Here, although we recognize that "[t]he failure to obtain a Sandoval ruling is notable" (People v Miller, 11 AD3d at 730), defendant has not made a showing that his counsel's decision lacked a strategic or other legitimate explanation[*5] (see People v Thiel, 134 AD3d at 1240). Rather, the record reflects that defense counsel was successful in suppressing certain recorded statements that defendant made to the police and obtained a favorable pretrial Molineux ruling relating to his prior conviction. Knowing what aspects of the prior conviction could be shielded or waived by the Molineux ruling, defense counsel used only certain statements to present a rational defense that the wife was responsible for the narcotics—despite the fact that defendant confessed to the police that they were his in a recorded statement—therefore opening the door to some but not all of the aspects of the prior conviction. Even though this defense ultimately proved unsuccessful, given the nature of the defense relying solely on defendant's credibility and that defendant's prior conviction was recent and probative of defendant's credibility and honesty, defense counsel also had little or no chance of being successful in a Sandoval application precluding the introduction of the prior conviction (see People v Warrington, 146 AD3d 1233, 1238-1239 [3d Dept 2017], lv denied 29 NY3d 1038 [2017]; see also People v Stultz, 2 NY3d at 287; People v Thiel, 134 AD3d at 1240). Based on the foregoing and our review of the totality of the record, and considering the evidence against him, we find that defendant received meaningful representation (see People v Agan, 207 AD3d at 870; People v LaDuke, 204 AD3d at 1089; People v Thiel, 134 AD3d at 1240-1241).

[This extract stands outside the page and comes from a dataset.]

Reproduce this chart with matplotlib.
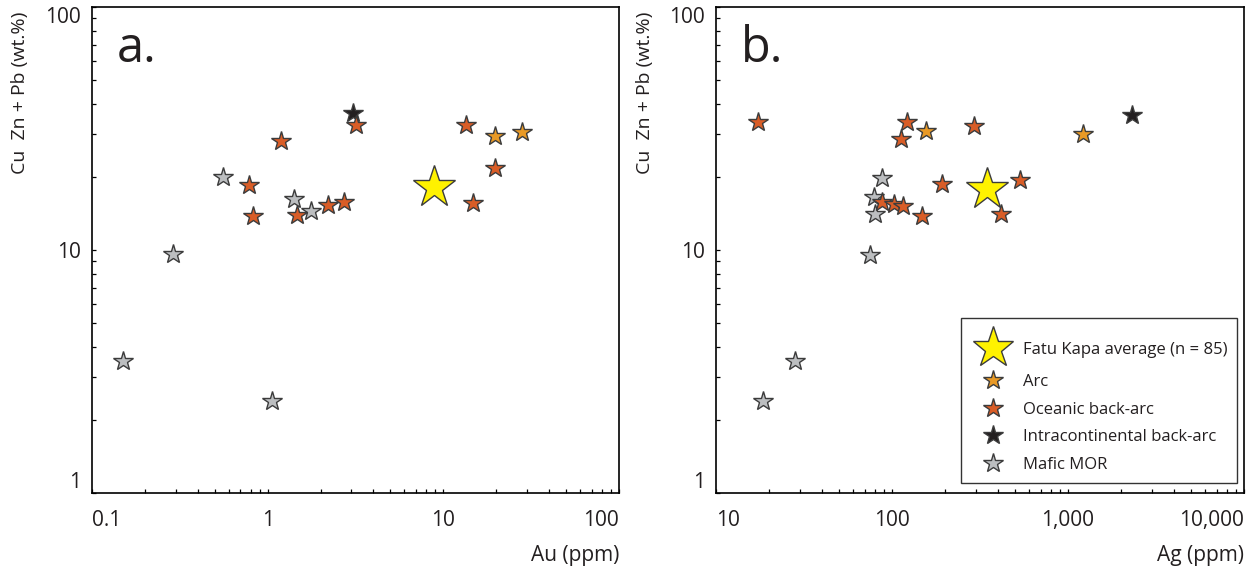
import matplotlib
matplotlib.use("Agg")
import matplotlib.pyplot as plt
from matplotlib.lines import Line2D
from matplotlib.legend_handler import HandlerLine2D
from matplotlib.ticker import FixedLocator, LogLocator, NullFormatter

plt.rcParams['font.family'] = ['Open Sans', 'DejaVu Sans']

# panel a: Au (ppm) vs Cu+Zn+Pb (wt.%)
fk_au = [8.9]
fk_cu_a = [18.2]
arc_au = [19.7, 27.9]
arc_cu_a = [29.5, 30.7]
ob_au = [3.19, 1.19, 0.78, 0.83, 1.46, 2.21, 2.72, 13.5, 19.7, 14.8]
ob_cu_a = [32.7, 28.2, 18.6, 13.8, 13.9, 15.3, 15.8, 32.7, 21.8, 15.6]
ic_au = [3.08]
ic_cu_a = [36.5]
mor_au = [0.15, 0.29, 1.06, 0.56, 1.41, 1.77]
mor_cu_a = [3.49, 9.6, 2.39, 19.9, 16.2, 14.5]

# panel b: Ag (ppm) vs Cu+Zn+Pb (wt.%)
fk_ag = [345]
fk_cu_b = [17.8]
arc_ag = [157, 1211]
arc_cu_b = [30.9, 29.9]
ob_ag = [17.3, 121, 112, 292, 193, 88, 102, 115, 149, 533, 416]
ob_cu_b = [33.7, 33.5, 28.5, 32.4, 18.7, 15.7, 15.5, 15.2, 13.8, 19.4, 14.1]
ic_ag = [2318]
ic_cu_b = [35.9]
mor_ag = [88, 79, 80, 75, 28.1, 18.6]
mor_cu_b = [19.8, 16.6, 14.1, 9.5, 3.50, 2.39]

y_ticks = [1, 10, 100]
y_labels = ["1", "10", "100"]
au_ticks = [0.1, 1, 10, 100]
au_labels = ["0.1", "1", "10", "100"]
ag_ticks = [10, 100, 1000, 10000]
ag_labels = ["10", "100", "1,000", "10,000"]

c_fk = "#fff200"
c_arc = "#e99a26"
c_ob = "#d95d27"
c_ic = "#231f20"
c_mor = "#bcbec0"
edge = "#3c3c3c"
ms = 15
ms_big = 32

fig = plt.figure(figsize=(12.52, 5.71), dpi=100)
ax1 = fig.add_axes([92/1252, 1-493/571, 527/1252, 486/571])
ax2 = fig.add_axes([716/1252, 1-493/571, 528/1252, 486/571])


def draw(ax, fx, fy, ax_, ay, ox, oy, ix, iy, mx, my):
    ax.plot(fx, fy, ls="none", marker="*", ms=ms_big, mfc=c_fk, mec=edge, mew=1, zorder=3)
    ax.plot(mx, my, ls="none", marker="*", ms=ms, mfc=c_mor, mec=edge, mew=1, zorder=4)
    ax.plot(ix, iy, ls="none", marker="*", ms=ms, mfc=c_ic, mec=edge, mew=1, zorder=4)
    ax.plot(ox, oy, ls="none", marker="*", ms=ms, mfc=c_ob, mec=edge, mew=1, zorder=5)
    ax.plot(ax_, ay, ls="none", marker="*", ms=ms, mfc=c_arc, mec=edge, mew=1, zorder=5)


draw(ax1, fk_au, fk_cu_a, arc_au, arc_cu_a, ob_au, ob_cu_a, ic_au, ic_cu_a, mor_au, mor_cu_a)
draw(ax2, fk_ag, fk_cu_b, arc_ag, arc_cu_b, ob_ag, ob_cu_b, ic_ag, ic_cu_b, mor_ag, mor_cu_b)

for ax, xt, xl, lim in [(ax1, au_ticks, au_labels, (0.1, 100)),
                        (ax2, ag_ticks, ag_labels, (10, 10000))]:
    ax.set_xscale("log")
    ax.set_yscale("log")
    ax.set_xlim(*lim)
    ax.set_ylim(1, 100)
    ax.xaxis.set_major_locator(FixedLocator(xt))
    ax.set_xticklabels(xl)
    ax.yaxis.set_major_locator(FixedLocator(y_ticks))
    ax.set_yticklabels(y_labels)
    for axis in (ax.xaxis, ax.yaxis):
        axis.set_minor_locator(LogLocator(base=10, subs=range(2, 10)))
        axis.set_minor_formatter(NullFormatter())
    ax.tick_params(which="both", direction="in", length=3, width=0.9,
                   top=False, right=False, labelsize=15, labelcolor="#231f20")
    ax.tick_params(axis="x", pad=12)
    ax.tick_params(axis="y", pad=8)
    for s in ax.spines.values():
        s.set_linewidth(1.2)
    xls = ax.get_xticklabels()
    xls[0].set_horizontalalignment("left")
    xls[-1].set_horizontalalignment("right")
    yls = ax.get_yticklabels()
    yls[0].set_verticalalignment("bottom")
    yls[-1].set_verticalalignment("top")

ax1.text(0.047, 0.886, "a.", transform=ax1.transAxes, fontsize=35, va="baseline", color="#231f20")
ax2.text(0.047, 0.886, "b.", transform=ax2.transAxes, fontsize=35, va="baseline", color="#231f20")

fig.text(20/1252, 1-12/571, "Cu  Zn + Pb (wt.%)", rotation=90, ha="center", va="top",
         fontsize=14, color="#231f20")
fig.text(645/1252, 1-12/571, "Cu  Zn + Pb (wt.%)", rotation=90, ha="center", va="top",
         fontsize=14, color="#231f20")
fig.text(619/1252, 1-555/571, "Au (ppm)", ha="right", va="center", fontsize=15, color="#231f20")
fig.text(1244/1252, 1-555/571, "Ag (ppm)", ha="right", va="center", fontsize=15, color="#231f20")


class TallHandler(HandlerLine2D):
    # give the big star row more room, like the reference legend
    def legend_artist(self, legend, orig_handle, fontsize, handlebox):
        artist = super().legend_artist(legend, orig_handle, fontsize, handlebox)
        handlebox.height += 16
        handlebox.ydescent += 6
        return artist


big = Line2D([], [], ls="none", marker="*", ms=31, mfc=c_fk, mec=edge, mew=1)
handles = [
    big,
    Line2D([], [], ls="none", marker="*", ms=ms, mfc=c_arc, mec=edge, mew=1),
    Line2D([], [], ls="none", marker="*", ms=ms, mfc=c_ob, mec=edge, mew=1),
    Line2D([], [], ls="none", marker="*", ms=ms, mfc=c_ic, mec=edge, mew=1),
    Line2D([], [], ls="none", marker="*", ms=ms, mfc=c_mor, mec=edge, mew=1),
]
names = ["Fatu Kapa average (n = 85)", "Arc", "Oceanic back-arc",
         "Intracontinental back-arc", "Mafic MOR"]
leg = ax2.legend(handles, names, loc="lower right", bbox_to_anchor=(0.987, 0.0206),
                 borderaxespad=0, fontsize=12, fancybox=False, framealpha=1,
                 handlelength=2.6, handletextpad=0.5, borderpad=0.6, labelspacing=0.7,
                 labelcolor="#231f20", handler_map={big: TallHandler()})
leg.get_frame().set_edgecolor("#333333")
leg.get_frame().set_linewidth(1.0)

fig.savefig("out.png", dpi=100)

Lastly, as conceded by the People and confirmed by our review of the record, the sentences on count 1 and count 2 should have been imposed concurrently rather than consecutively (see Penal Law § 70.25 [2]; see also People v Parker, 203 AD3d 1341, 1342-1343 [3d Dept 2022]). Accordingly, we modify the judgment of conviction to run the sentences on all counts concurrently. We have examined the parties' remaining contentions and have found them to be without merit or rendered academic.

Aarons, J.P., Pritzker, Reynolds Fitzgerald and McShan, JJ., concur. Ordered that the judgment is modified, on the law, by directing that defendant's sentences on count 1 and count 2 shall run concurrently rather than consecutively, and, as so modified, affirmed.